TASK GOAL:
In the lines below, output everything from the first line through the line containing "import seaborn as sns" exactly as it is. Pictures are not part of the output.

RAW DATA:
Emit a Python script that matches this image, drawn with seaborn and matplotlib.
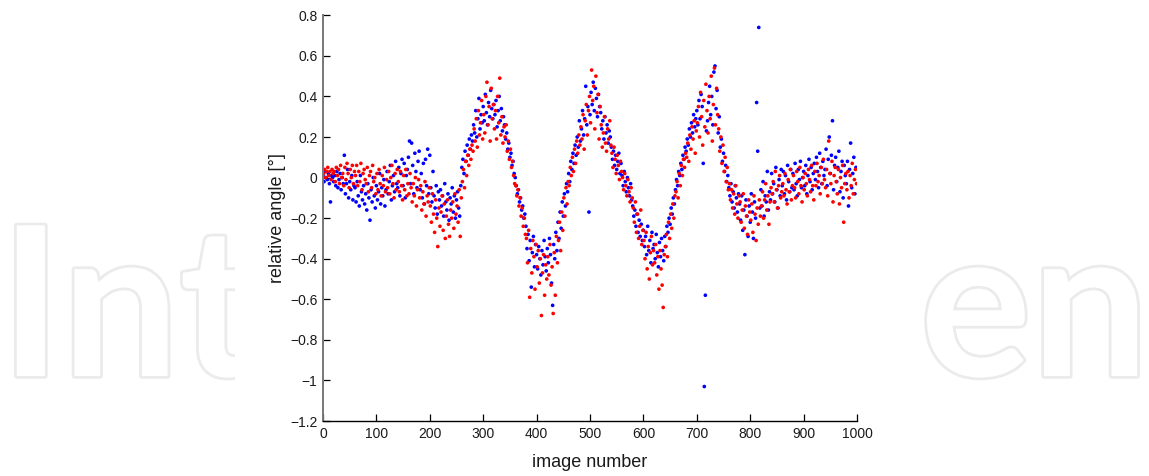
import numpy as np
import pandas as pd
import matplotlib
matplotlib.use("Agg")
import matplotlib.pyplot as plt
import matplotlib.patheffects as pe
from matplotlib.patches import Rectangle
from matplotlib.ticker import FuncFormatter
import seaborn as sns

# relative angle per image (blue: even images, red: odd images)
blue_angle = [
    0.01, -0.02, 0.03, 0.00, -0.01, 0.02, -0.03, -0.12, 0.01, 0.00,
    -0.02, 0.01, -0.04, 0.03, -0.05, -0.01, 0.02, -0.06, 0.00, -0.03,
    0.11, -0.08, -0.03, 0.04, -0.10, -0.02, -0.06, 0.01, -0.11, -0.04,
    -0.05, -0.12, -0.02, -0.09, -0.14, 0.01, -0.07, -0.11, -0.04, -0.13,
    -0.08, -0.16, -0.03, -0.10, -0.21, -0.06, -0.12, 0.00, -0.09, -0.15,
    -0.04, -0.11, -0.07, 0.02, -0.13, -0.05, -0.09, -0.01, -0.14, -0.06,
    0.03, -0.08, -0.02, 0.06, -0.11, -0.04, 0.01, -0.07, 0.08, -0.03,
    -0.05, 0.05, -0.09, 0.02, 0.09, -0.04, 0.07, -0.10, 0.01, 0.04,
    0.10, 0.18, -0.03, 0.17, 0.06, -0.08, 0.12, 0.03, -0.05, 0.08,
    0.13, -0.06, 0.02, -0.10, 0.07, -0.13, 0.09, -0.04, 0.14, -0.08,
    0.11, -0.05, -0.12, 0.03, -0.09, -0.15, -0.04, -0.18, -0.07, -0.11,
    -0.06, -0.14, -0.09, -0.19, -0.03, -0.12, -0.16, -0.08, -0.21, -0.10,
    -0.13, -0.05, -0.17, -0.09, -0.20, -0.11, -0.07, -0.15, -0.19, -0.04,
    0.05, 0.09, 0.02, 0.13, 0.08, 0.16, 0.11, 0.19, 0.14, 0.21,
    0.18, 0.26, 0.22, 0.33, 0.20, 0.29, 0.39, 0.24, 0.31, 0.27,
    0.35, 0.28, 0.41, 0.32, 0.26, 0.37, 0.30, 0.43, 0.34, 0.29,
    0.36, 0.31, 0.38, 0.25, 0.33, 0.40, 0.28, 0.34, 0.23, 0.30,
    0.26, 0.19, 0.22, 0.14, 0.17, 0.10, 0.12, 0.06, 0.08, 0.02,
    0.00, -0.04, -0.08, -0.06, -0.12, -0.10, -0.16, -0.14, -0.20, -0.18,
    -0.24, -0.35, -0.28, -0.41, -0.31, -0.54, -0.37, -0.29, -0.44, -0.33,
    -0.38, -0.45, -0.34, -0.40, -0.48, -0.36, -0.43, -0.31, -0.39, -0.46,
    -0.35, -0.42, -0.30, -0.38, -0.52, -0.63, -0.33, -0.40, -0.27, -0.36,
    -0.22, -0.30, -0.17, -0.25, -0.12, -0.19, -0.08, -0.14, -0.03, -0.07,
    0.02, -0.02, 0.08, 0.04, 0.12, 0.07, 0.16, 0.11, 0.20, 0.15,
    0.28, 0.18, 0.24, 0.33, 0.21, 0.29, 0.45, 0.26, 0.35, -0.17,
    0.31, 0.42, 0.36, 0.47, 0.33, 0.44, 0.39, 0.30, 0.41, 0.35,
    0.32, 0.24, 0.28, 0.19, 0.30, 0.22, 0.26, 0.17, 0.23, 0.20,
    0.15, 0.09, 0.13, 0.06, 0.11, 0.04, 0.08, 0.12, 0.02, 0.07,
    0.01, -0.04, 0.03, -0.02, -0.07, 0.00, -0.05, -0.09, -0.03, -0.11,
    -0.14, -0.19, -0.16, -0.24, -0.18, -0.27, -0.21, -0.29, -0.23, -0.31,
    -0.26, -0.34, -0.29, -0.38, -0.24, -0.36, -0.31, -0.42, -0.27, -0.35,
    -0.33, -0.40, -0.28, -0.37, -0.44, -0.32, -0.39, -0.30, -0.36, -0.41,
    -0.29, -0.34, -0.24, -0.27, -0.20, -0.23, -0.15, -0.18, -0.10, -0.13,
    -0.06, -0.01, -0.04, 0.03, 0.01, 0.07, 0.04, 0.11, 0.09, 0.15,
    0.13, 0.19, 0.16, 0.24, 0.20, 0.27, 0.22, 0.31, 0.25, 0.29,
    0.33, 0.26, 0.38, 0.29, 0.41, 0.35, 0.07, -1.03, -0.58, 0.23,
    0.28, 0.37, 0.45, 0.31, 0.40, 0.26, 0.52, 0.55, 0.34, 0.43,
    0.22, 0.30, 0.15, 0.19, 0.08, 0.12, 0.03, 0.06, -0.02, 0.01,
    -0.05, -0.09, -0.03, -0.12, -0.07, -0.15, -0.04, -0.10, -0.17, -0.08,
    -0.13, -0.21, -0.09, -0.26, -0.16, -0.38, -0.11, -0.19, -0.29, -0.14,
    -0.22, -0.08, -0.17, -0.30, -0.12, -0.20, 0.37, 0.13, 0.74, -0.15,
    -0.06, -0.14, -0.02, -0.19, -0.09, -0.12, 0.03, -0.16, -0.07, -0.11,
    0.02, -0.08, -0.03, -0.12, 0.05, -0.06, -0.15, -0.01, -0.09, 0.04,
    -0.04, 0.03, -0.08, 0.01, -0.11, 0.06, -0.02, -0.07, 0.04, -0.05,
    0.02, -0.06, 0.07, -0.03, -0.09, 0.04, -0.01, 0.08, -0.05, 0.00,
    0.03, -0.04, 0.06, -0.08, 0.01, 0.09, -0.02, 0.05, -0.06, 0.02,
    0.07, -0.01, 0.10, 0.03, -0.05, 0.12, 0.05, -0.03, 0.08, 0.01,
    0.04, 0.14, -0.04, 0.09, 0.20, 0.02, 0.11, 0.28, -0.06, 0.06,
    0.10, -0.02, 0.05, 0.13, -0.07, 0.03, 0.08, -0.10, 0.06, 0.01,
    -0.03, 0.08, -0.14, 0.04, 0.17, -0.05, 0.02, 0.10, -0.08, 0.05,
]

red_angle = [
    0.02, 0.04, 0.00, 0.03, 0.05, 0.01, 0.03, -0.01, 0.04, 0.02,
    0.03, -0.02, 0.05, 0.01, 0.04, -0.03, 0.06, 0.00, 0.02, -0.04,
    0.05, -0.01, 0.07, 0.02, -0.05, 0.04, 0.00, 0.06, -0.03, 0.03,
    0.01, 0.06, -0.04, 0.03, -0.02, 0.07, -0.06, 0.02, 0.04, -0.01,
    -0.03, 0.05, -0.07, 0.01, 0.03, -0.05, 0.06, -0.02, 0.00, -0.08,
    0.02, -0.06, 0.04, -0.03, -0.09, 0.01, -0.04, 0.05, -0.07, -0.01,
    -0.05, 0.03, -0.08, 0.00, 0.06, -0.03, -0.10, 0.02, -0.06, 0.04,
    -0.02, -0.07, 0.03, -0.04, -0.11, 0.01, -0.06, 0.04, -0.09, -0.03,
    -0.08, 0.02, -0.05, -0.12, -0.03, -0.09, 0.00, -0.14, -0.06, -0.01,
    -0.10, -0.04, -0.16, -0.07, -0.13, -0.02, -0.19, -0.09, -0.12, -0.05,
    -0.14, -0.22, -0.08, -0.18, -0.27, -0.11, -0.20, -0.34, -0.15, -0.24,
    -0.17, -0.09, -0.26, -0.13, -0.30, -0.19, -0.11, -0.23, -0.29, -0.16,
    -0.20, -0.12, -0.25, -0.08, -0.18, -0.14, -0.22, -0.06, -0.29, -0.10,
    -0.02, 0.04, -0.05, 0.08, 0.01, 0.11, 0.06, 0.14, 0.09, 0.16,
    0.13, 0.24, 0.18, 0.29, 0.15, 0.33, 0.21, 0.27, 0.38, 0.19,
    0.31, 0.22, 0.40, 0.47, 0.26, 0.35, 0.18, 0.44, 0.29, 0.36,
    0.24, 0.33, 0.19, 0.40, 0.27, 0.49, 0.21, 0.30, 0.17, 0.25,
    0.20, 0.26, 0.13, 0.18, 0.09, 0.14, 0.05, 0.08, 0.01, -0.03,
    -0.04, -0.09, -0.06, -0.14, -0.10, -0.19, -0.15, -0.24, -0.20, -0.28,
    -0.30, -0.42, -0.26, -0.59, -0.35, -0.47, -0.31, -0.39, -0.55, -0.33,
    -0.44, -0.36, -0.52, -0.40, -0.68, -0.47, -0.38, -0.58, -0.43, -0.50,
    -0.39, -0.48, -0.33, -0.53, -0.44, -0.67, -0.37, -0.58, -0.29, -0.42,
    -0.31, -0.22, -0.36, -0.17, -0.26, -0.10, -0.19, -0.05, -0.13, -0.02,
    -0.04, 0.05, 0.01, 0.10, 0.03, 0.14, 0.07, 0.18, 0.12, 0.21,
    0.16, 0.25, 0.19, 0.31, 0.14, 0.28, 0.36, 0.21, 0.33, 0.40,
    0.27, 0.53, 0.38, 0.45, 0.24, 0.50, 0.32, 0.41, 0.19, 0.35,
    0.26, 0.15, 0.22, 0.30, 0.17, 0.13, 0.24, 0.19, 0.28, 0.16,
    0.12, 0.05, 0.15, 0.09, 0.02, 0.11, 0.06, -0.01, 0.08, 0.03,
    0.00, -0.06, 0.02, -0.04, -0.09, -0.01, -0.07, -0.12, -0.05, -0.10,
    -0.15, -0.22, -0.12, -0.27, -0.18, -0.30, -0.24, -0.16, -0.33, -0.26,
    -0.31, -0.40, -0.27, -0.45, -0.34, -0.50, -0.37, -0.29, -0.43, -0.36,
    -0.42, -0.33, -0.48, -0.39, -0.55, -0.36, -0.45, -0.53, -0.64, -0.38,
    -0.34, -0.28, -0.39, -0.22, -0.30, -0.18, -0.25, -0.13, -0.20, -0.09,
    -0.07, -0.02, -0.10, 0.02, -0.04, 0.06, 0.01, 0.09, 0.05, 0.12,
    0.10, 0.17, 0.08, 0.21, 0.14, 0.25, 0.19, 0.28, 0.12, 0.23,
    0.27, 0.35, 0.20, 0.42, 0.30, 0.16, 0.38, 0.25, 0.46, 0.33,
    0.22, 0.40, 0.29, 0.50, 0.18, 0.36, 0.54, 0.26, 0.44, 0.31,
    0.24, 0.13, 0.20, 0.07, 0.16, 0.03, 0.10, -0.02, 0.05, -0.06,
    -0.03, -0.11, -0.06, -0.15, -0.08, -0.18, -0.04, -0.13, -0.20, -0.09,
    -0.12, -0.22, -0.16, -0.08, -0.25, -0.14, -0.19, -0.28, -0.11, -0.17,
    -0.21, -0.13, -0.27, -0.09, -0.18, -0.31, -0.15, -0.23, -0.11, -0.19,
    -0.14, -0.07, -0.20, -0.11, -0.03, -0.16, -0.09, -0.23, -0.12, -0.05,
    -0.08, -0.02, -0.12, 0.03, -0.06, -0.15, -0.04, 0.01, -0.10, -0.07,
    -0.03, -0.09, 0.02, -0.06, -0.13, -0.01, -0.07, 0.04, -0.11, -0.04,
    0.01, -0.05, -0.10, 0.03, -0.02, -0.08, 0.05, -0.04, -0.12, 0.00,
    -0.06, 0.02, -0.03, -0.09, 0.04, -0.01, -0.07, 0.06, -0.04, -0.11,
    0.03, -0.04, 0.07, -0.02, 0.01, -0.08, 0.05, -0.03, 0.09, -0.01,
    -0.05, 0.04, -0.09, 0.18, 0.02, -0.03, 0.08, -0.12, 0.01, 0.05,
    -0.02, -0.08, 0.04, -0.13, 0.00, -0.05, 0.06, -0.22, -0.03, 0.02,
    -0.06, 0.03, -0.10, 0.01, -0.04, 0.07, -0.08, -0.01, 0.04, -0.03,
]

blue_image = list(range(0, 2 * len(blue_angle), 2))
red_image = list(range(1, 2 * len(red_angle), 2))

x_ticks = [0, 100, 200, 300, 400, 500, 600, 700, 800, 900, 1000]
y_ticks = [-1.2, -1.0, -0.8, -0.6, -0.4, -0.2, 0.0, 0.2, 0.4, 0.6, 0.8]

df = pd.concat([
    pd.DataFrame({"image": blue_image, "angle": blue_angle, "series": "blue"}),
    pd.DataFrame({"image": red_image, "angle": red_angle, "series": "red"}),
], ignore_index=True)

sns.set_theme(style="white")
plt.rcParams["font.family"] = ["Liberation Sans", "DejaVu Sans"]

fig = plt.figure(figsize=(11.49, 4.76), dpi=100)
ax = fig.add_axes([0.2811, 0.1155, 0.4648, 0.8524])

sns.scatterplot(data=df, x="image", y="angle", hue="series",
                palette={"blue": "#0000ff", "red": "#ff0000"},
                s=7, linewidth=0, legend=False, ax=ax)

ax.set_xlim(0, 1000)
ax.set_ylim(-1.2, 0.8)
ax.set_xticks(x_ticks)
ax.set_yticks(y_ticks)
ax.yaxis.set_major_formatter(FuncFormatter(lambda v, _: f"{round(v, 1):g}".replace("-", "\u2212")))
ax.tick_params(bottom=True, left=True, direction="in", length=5, width=0.9,
               color="black", labelsize=10, labelcolor="#1a1a1a", pad=4)
for side in ["top", "right"]:
    ax.spines[side].set_visible(False)
ax.spines["bottom"].set_color("black")
ax.spines["bottom"].set_linewidth(1.0)
ax.spines["left"].set_color("#777777")
ax.spines["left"].set_linewidth(1.4)

ax.set_xlabel("image number", fontsize=13, color="#1a1a1a")
ax.set_ylabel("relative angle [°]", fontsize=13, color="#1a1a1a")
ax.xaxis.label.set_va("center")
ax.yaxis.label.set_va("center")
ax.xaxis.set_label_coords(0.5, -0.103)
ax.yaxis.set_label_coords(-0.086, 0.5)

# faint outlined watermark, middle part hidden behind a white band
stroke = [pe.withStroke(linewidth=4, foreground="#ebebeb")]
baseline = 1 - 376 / 476
fig.text(0.0, baseline, "Int", fontsize=150, family="Lato", weight="bold",
         color="white", ha="left", va="baseline", path_effects=stroke, zorder=-3)
fig.text(1.0, baseline, "en", fontsize=150, family="Lato", weight="bold",
         color="white", ha="right", va="baseline", path_effects=stroke, zorder=-3)
fig.patches.append(Rectangle((235 / 1149, 0), (922 - 235) / 1149, 1,
                             transform=fig.transFigure, facecolor="white",
                             edgecolor="none", zorder=-2))

fig.savefig("out.png", dpi=100)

OUTPUT OF THE EXERCISE:
Emit a Python script that matches this image, drawn with seaborn and matplotlib.
import numpy as np
import pandas as pd
import matplotlib
matplotlib.use("Agg")
import matplotlib.pyplot as plt
import matplotlib.patheffects as pe
from matplotlib.patches import Rectangle
from matplotlib.ticker import FuncFormatter
import seaborn as sns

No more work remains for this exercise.